The stakes couldn't be higher. Consider these sobering statistics:

  • Over 60% of data breaches involve third-party vendors
  • 61% of organizations reported a third-party data breach or security incident in the last year
  • 60% of organizations work with over 1,000 third-party vendors

The good news? You can shift from reactive firefighting to proactive control with a structured vendor security assessment framework. This article provides a practical, actionable approach to safeguarding your organization from the weakest links in your vendor ecosystem.

The Modern Threat Landscape: Why a Formal Framework is Non-Negotiable

A Vendor Risk Assessment is the systematic process of identifying and evaluating the cybersecurity, financial, compliance, and operational risks associated with your third-party vendors. But why is a formal framework so critical?

Today's threat landscape extends far beyond your organizational boundaries. Your security is only as strong as your weakest vendor—a reality dramatically illustrated by incidents like the MGM Casinos' $100 million loss from a cyber attack that exploited third-party vulnerabilities.

The spectrum of vendor risks is broader than most realize:

Cybersecurity Risks: Poor access controls, vulnerable code, and inadequate security practices can create backdoors into your network. The SolarWinds breach demonstrated how sophisticated attackers can compromise trusted software update mechanisms, affecting thousands of organizations simultaneously.

Compliance and Regulatory Risks: Under regulations like GDPR, HIPAA, and the DORA Act, your organization remains liable even when a vendor mishandles data. The financial penalties can be devastating.

Operational Risks: When critical vendors experience downtime or security incidents, your services may grind to a halt. The widespread service disruption caused by the recent CrowdStrike outage affecting Microsoft systems is a prime example.

Financial Risks: Third-party risk now accounts for a staggering 31% of all cyber insurance claims in 2024, according to Resilience.

Fourth-Party Risks: This often-overlooked dimension involves the vendors of your vendors. Your meticulously vetted partner might have relationships with high-risk providers that indirectly expose your data.

Without a structured framework to assess these multifaceted risks, IT professionals are left vulnerable, scrambling to respond to incidents rather than preventing them.

Building Your Framework: Core Components and Principles

A robust vendor security assessment framework rests on three fundamental principles:

Principle 1: Establish Governance and Define Risk Tolerance

Begin by assembling a cross-functional team including IT security, legal, procurement, and business stakeholders.
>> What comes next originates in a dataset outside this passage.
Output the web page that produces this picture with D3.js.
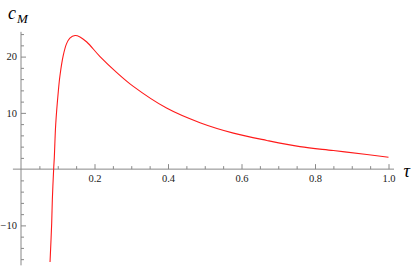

This team will define security policies, roles, and responsibilities for vendor management.

Next, establish your organization's risk tolerance by distinguishing between:

  • Inherent Risk: The baseline risk a vendor poses before any controls are applied
  • Residual Risk: The risk that remains after implementing mitigation strategies

Many IT professionals struggle with "creating effective vendor assessment criteria from scratch," as noted in online discussions. Having clear governance and risk tolerance standards provides the foundation for consistent decision-making.
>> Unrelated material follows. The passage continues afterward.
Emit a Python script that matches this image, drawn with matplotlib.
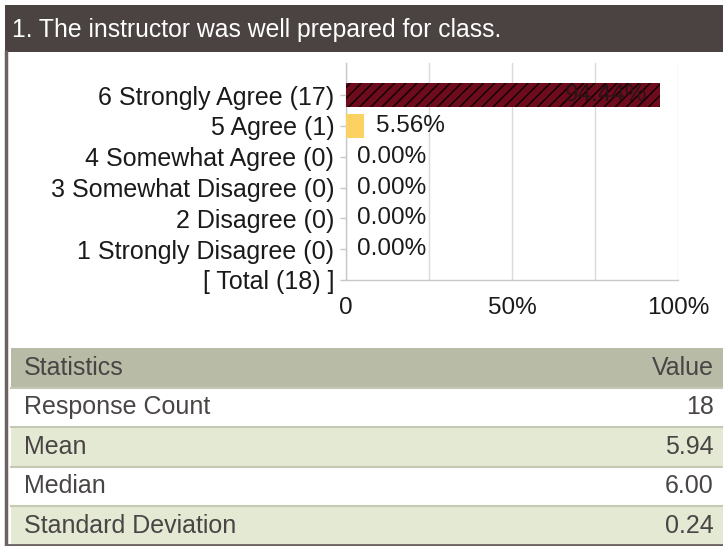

Principle 2: Implement a "Right-Sized," Risk-Based Approach

Not all vendors pose equal risk. A one-size-fits-all assessment process wastes resources and creates unnecessary friction. Instead, implement a tiered approach:

Tier 1 (High Risk): Vendors with access to sensitive data (PII, PHI) or critical systems

  • Require comprehensive assessments, on-site audits, and continuous monitoring
  • Examples: Cloud providers, managed service providers, financial system vendors

Tier 2 (Medium Risk): Vendors with limited access to non-critical systems

  • Require standardized questionnaires and annual reviews
  • Examples: Marketing tools, HR platforms, non-critical SaaS applications

Tier 3 (Low Risk): Vendors with minimal exposure and no access to sensitive data

  • A lightweight, automated assessment may suffice
  • Examples: Office supplies, cleaning services

This tiered approach allows you to focus your most rigorous assessment efforts where they matter most.
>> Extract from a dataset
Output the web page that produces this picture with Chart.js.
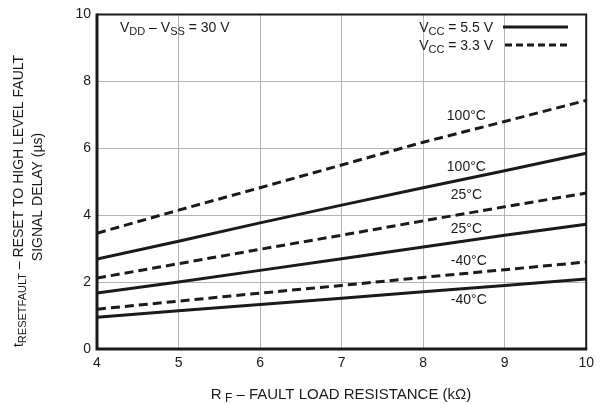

Principle 3: Develop a Comprehensive Assessment Toolkit

Your framework requires practical tools to function effectively:

Standardized Questionnaires: Leverage industry-standard frameworks like the SIG Questionnaire or develop custom questionnaires based on NIST CSF or ISO 27001.

Technical Validation & Documentation: Address the common challenge of "difficulties in verifying the vendor's email and data security measures" by requiring concrete evidence:

  • SOC 2 reports
  • ISO 27001 certifications
  • Vulnerability Assessment and Penetration Test (VAPT) results
  • Proof of backup and restore testing

Contract Management: Embed security requirements directly into vendor agreements, including:

  • Clear security expectations and standards
  • Compliance requirements
  • Incident response SLAs
  • Data handling procedures for offboarding

The Vendor Assessment Lifecycle: A Step-by-Step Process

A vendor relationship is a lifecycle, not a one-time event. Your framework should address each phase:

Phase 1: Onboarding & Due Diligence

  1. Identify & Inventory: Create a comprehensive inventory of all vendors and map them to the critical assets and data they can access. This addresses the pain point of "confusion over whether to assess the vendor or the solution itself" by documenting both the vendor entity and their specific solutions.
  2. Define Risk & Scope: Assign each vendor to a risk tier (1, 2, or 3) based on:
    • Type and sensitivity of data accessed
    • Criticality of systems or services provided
    • Regulatory requirements
    • Integration depth with your infrastructure
  3. Collect & Analyze Information: Distribute tailored questionnaires and request security documentation, including SOC 2 reports and penetration test results. Use automated tools to assess their external security posture.
  4. Identify & Remediate Gaps: Review findings, document risks, and work with the vendor to address critical vulnerabilities before finalizing contracts. This directly addresses the "need for assurance that the vendor has a robust incident response plan" expressed by IT professionals.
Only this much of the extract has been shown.